Undisclosed Jamaican private funders donated approximately $15 million for public relations and thought-leadership services from international marketing firm Finn Partners.
Additionally, $25.7 million was expended on the Commonwealth Heads of Government meeting held in Kigali, Rwanda, in June.
The costs for the Commonwealth Heads of Government Meeting, the Government said, were absorbed by the Office of the Prime Minister – $12,827,897; Ministry of Foreign Affairs and Trade – $7,715,585.37; and Ministry of Tourism – $5,131,386.00.
The disclosure was made in a press release from the Office of the Prime Minister late Sunday.
The Government said that it ran a clean, transparent, principled campaign that met the standards of accountability.
“Despite not having won, Jamaica garnered significant and widespread international support. The contacts made and the opportunities to share views and secure understanding on issues of common concern have served to strengthen bilateral relations and further enhance Jamaica’s reputation as a strong voice on the international stage,” the release said.

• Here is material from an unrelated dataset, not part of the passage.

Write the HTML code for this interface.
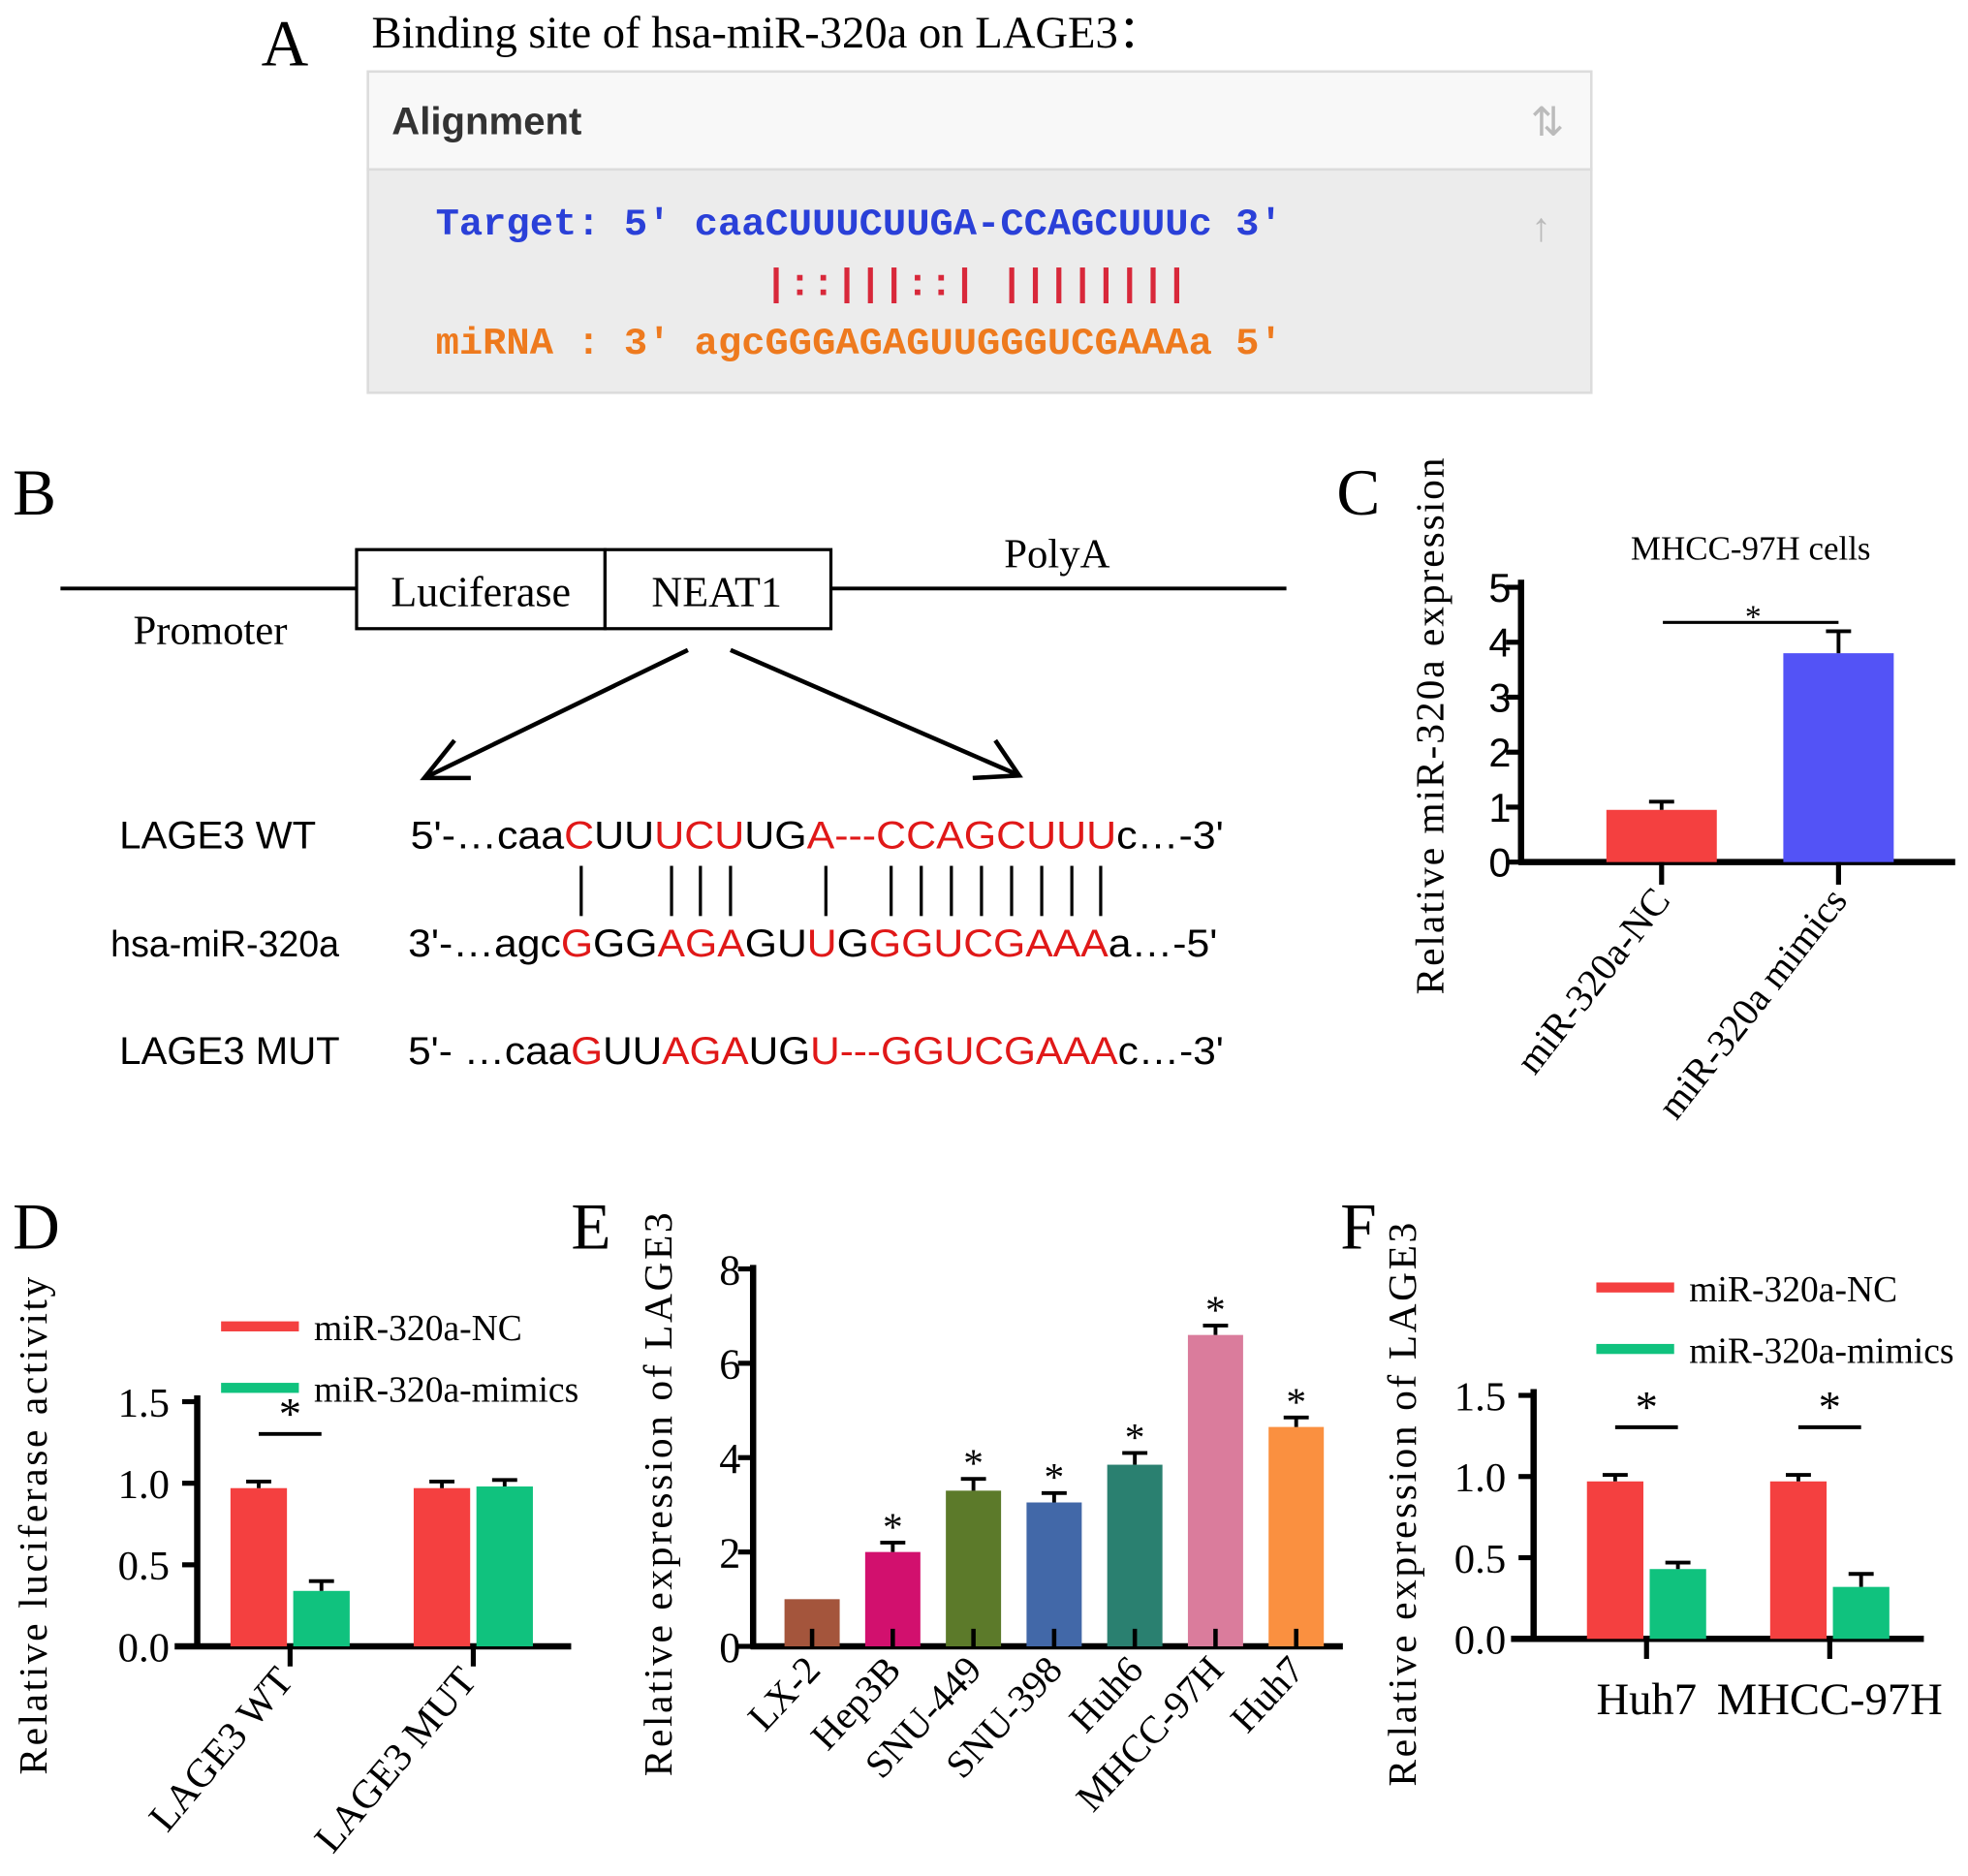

The Government said that a dedicated and intensive travel schedule was pursued specifically across Africa spanning seven countries (eight governments) in 10 days.
It said that this was seen as critical in the campaign efforts as the continent includes 19 member countries of the Commonwealth.
But Johnson Smith came up short at the end of voting, where 24 of the 54-member Commonwealth group voted in her favour while 27 supported Scotland. Tuvalu’s Sir Iakoba Italeli had also joined the race to become the Commonwealth’s number one diplomat.
A senior diplomat pinned Johnson Smith’s loss on an about-turn by some African nations that had previously committed to supporting Johnson Smith.
“I think that there was some footwork that took place because the baroness offered herself for the two years instead of four in order to facilitate Africa coming in. That might have appealed to the African countries, and that was the game-changer,” the official said after the results.
Africa held the majority of the votes with 19, the Caribbean and Americas had 13, the Pacific 11, Asia eight, and Europe three.
In a Gleaner Twitter space hours after the vote, de facto Information Minister Robert Morgan argued that Johnson Smith built several relationships, and along with Prime Minister Andrew Holness, signed 17 bilateral agreements with countries that Jamaica would otherwise not have had the opportunity to engage with on a close level on a “shoestring” campaign.